PRUDENTIAL TO PULL OUT OF NON-LIFE BROKER MARKET

PRUDENTIAL TO PULL OUT OF NON-LIFE BROKER MARKET

Prudential Corp., the biggest British insurance company, will stop accepting non-life business from insurance brokers because "fierce competition" has made the business uneconomic, Mick Newmarch, Prudential chairman, said Tuesday.

The company revealed it lost $132 million (UK77 million) on general insurance business sourced by brokers in 1991. This was the main black spot in Prudential's 1991 results, which showed a 9 percent growth in pretax income to UK267 million.Withdrawing from the non-life broker market will cost the company a further UK53 million and 400 jobs. However, Mr. Newmarch insisted that the firm had come to the "inescapable conclusion that we should withdraw from this sector of the market altogether."

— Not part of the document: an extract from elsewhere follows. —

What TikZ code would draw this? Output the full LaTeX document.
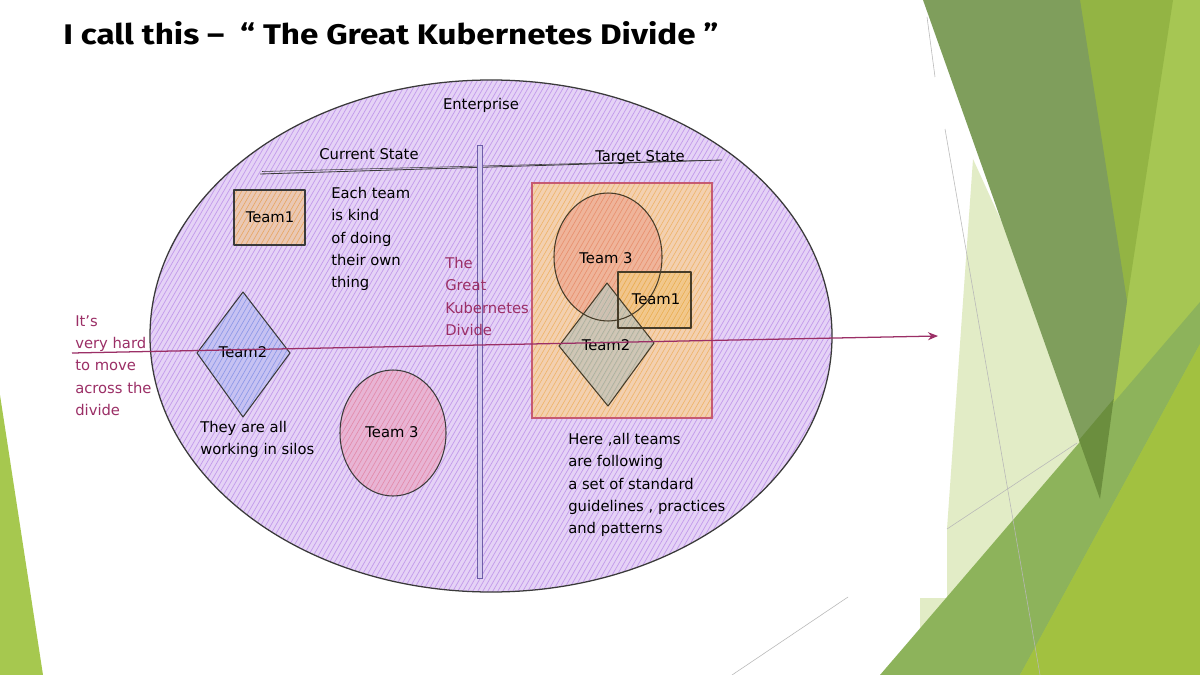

Prudential's general insurance broker division was established in 1987 to underwrite small and medium-scale commercial lines business provided by brokers.

Gross revenue premiums in 1991 were UK225 million. The closure of the operation is likely to refocus attention on Mercantile & General Reinsurance, Britain's largest reinsurer, which also is owned by Prudential.

Mercantile & General broke even in 1991 thanks to its life reassurance business, despite losses of more than UK70 million on non-life business. Brokers in the London market have long speculated that Prudential would be glad to sell Mercantile & General Re if the right offer came along.